Semiconductor stocks, as measured by the Philadelphia semiconductor index, dropped 4.4 percent, and lost 15 percent for the week.
Intel Corp. fell $1.3125 to $70.50 yesterday; International Business Machines slid $1.25 to $100.375; and Texas Instruments Inc. lost $1.25 to $40.875.
Microsoft Corp. fell $2.3125 to $136.75 yesterday on news that it was ordered late Thursday to stop making computer makers install its Internet Explorer browser program as a condition for their getting the company's dominant Windows 95 operating system. Rival Netscape Communications Corp. rose $1.625 to $27.875 after the ruling.
Electronics for Imaging Inc. plunged $24.125, or 62 percent, to $14.875, after the company said fourth-quarter earnings will fall below analysts' forecasts because big Japanese customers are
delaying purchases. The company, which makes products for digital color printing over computer networks, had soared from $3.50 in April 1994 to $55.125 in September this year.
Cisco Systems dropped $6.125 to $76.5625 on concern about rising inventory of its products, although analysts said the buildup represents increased demand, not declining sales.
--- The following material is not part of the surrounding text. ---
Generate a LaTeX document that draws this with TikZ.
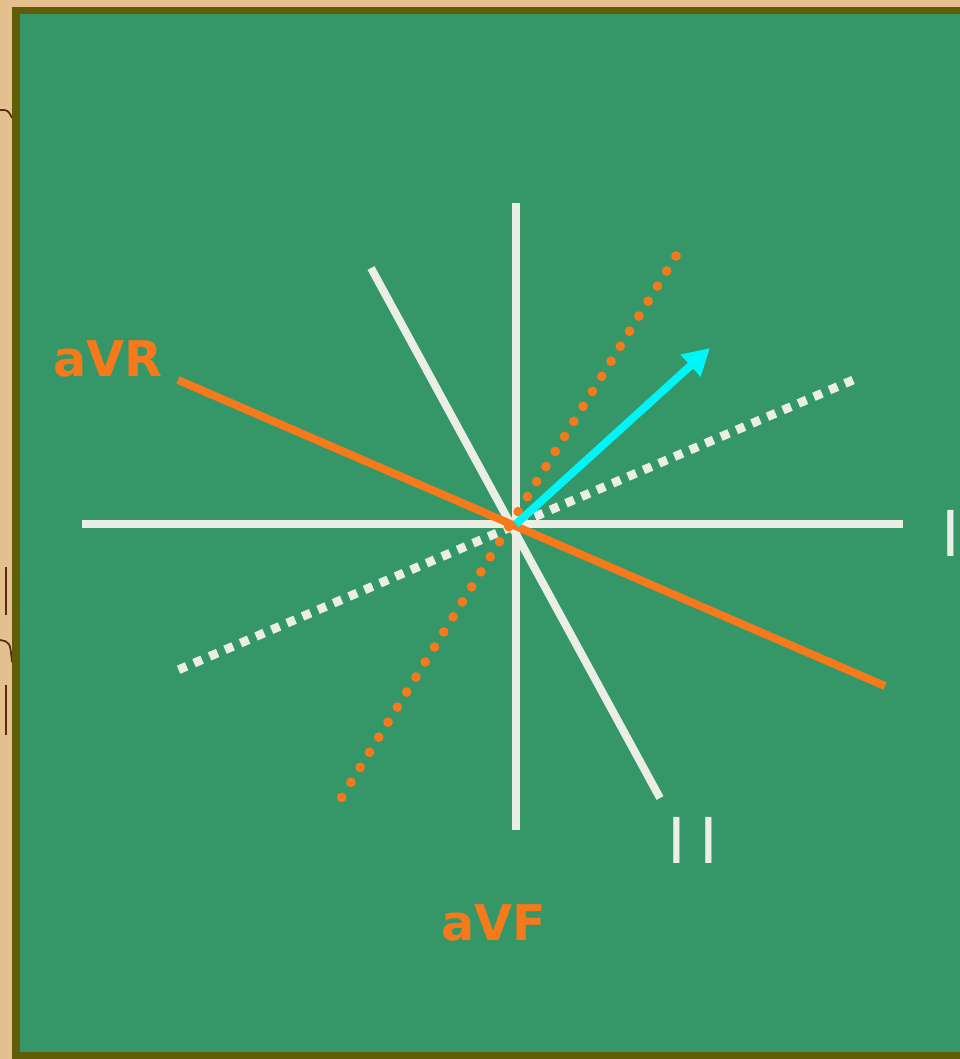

The yield on the benchmark 30-year Treasury dropped 8 basis points to 5.92 percent.
Goodyear Tire & Rubber Co. rose $1.375 to $66, reflecting investor confidence that the U.S. expansion can continue as it enters its eighth year.
Gannett Co. fell 12.5 cents to $59.3125 after the newspaper company said it expects slower profit growth in 1998 because of higher newsprint costs and slightly lower advertising. Most U.S. newspaper companies are projecting slower growth, in part because 1997 was one of the strongest years in industry history.
Federal Express Corp. rose $2.125 to $64.50 after it said its fiscal second-quarter net income rose 3 percent, less than analysts expected, as increased services pushed up costs. FedEx fell $5 Thursday in anticipation of the report.
Micro Warehouse Inc. lost 75 cents to $13.875 after the catalog retailer of computers, software and related products said it will take a fourth-quarter pretax charge of $68.0 million to shut its European headquarters in the United Kingdom and its operations in Australia and Japan.